Many people dislike the third part of “Back to the Future” for various reasons, but it’s my second favorite of the three, coming behind only because Part I came first and has many of my favorite moments from the entire trilogy. However, I was always fond of Part III, because I grew up watching westerns with my father and grandfather. When you take out the elements of time travel in Part III, the film can still stand as a western. Also, my favorite scene in the entire trilogy is in the third film, which is the final train sequence at the end of the film that sends Marty back to the future.

There are several layers to the train sequence that make it an excellent scene. To start, Doc and Marty are not completely sure the experiment will work. It’s their only chance to get back to 1985—if they fail, they die. Likewise, Clara ends up chasing the train on horse and jumps onto it while Marty is in the DeLorean and Doc is climbing out to it, holding onto the speeding train as he does so. Just as the DeLorean starts reaching 60 miles per hour and Doc is preparing to climb onto the back of the car, Clara pulls the cord to the train’s horn and then yells out to Doc, professing her love for him. Doc and Clara start climbing out toward one another on the speeding train but run into some trouble. Just as Clara nearly falls to her death, Marty slips Doc the hoverboard, and Doc catches Clara before they fly off into the sunset. After waving them goodbye, Marty is sent back to 1985, and the train falls off the unfinished train tracks into the ravine, exploding into a spectacular wreck.

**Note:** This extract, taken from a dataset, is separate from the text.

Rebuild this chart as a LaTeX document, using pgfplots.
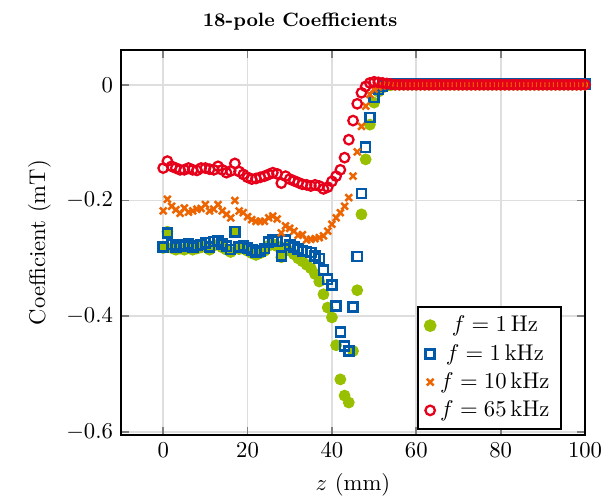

One of the best parts of this scene, naturally, is the music. It accounts for at least half of the reason why I love this particular scene as much as I do. Just like in the first film with the clocktower scene, the music in the train sequence is constantly building and gaining momentum with the scene. The musical cues match the action on screen effortlessly, and for me, it puts me at the edge of my seat as I feel a mixture of excitement and anticipation. Will Marty make it back to 1985? I know the answer, and time and time again, I still ask the question.

“Back to the Future, Part III” is the perfect end to a truly timeless trilogy, and for that, I am giving it four and a half out of five stars.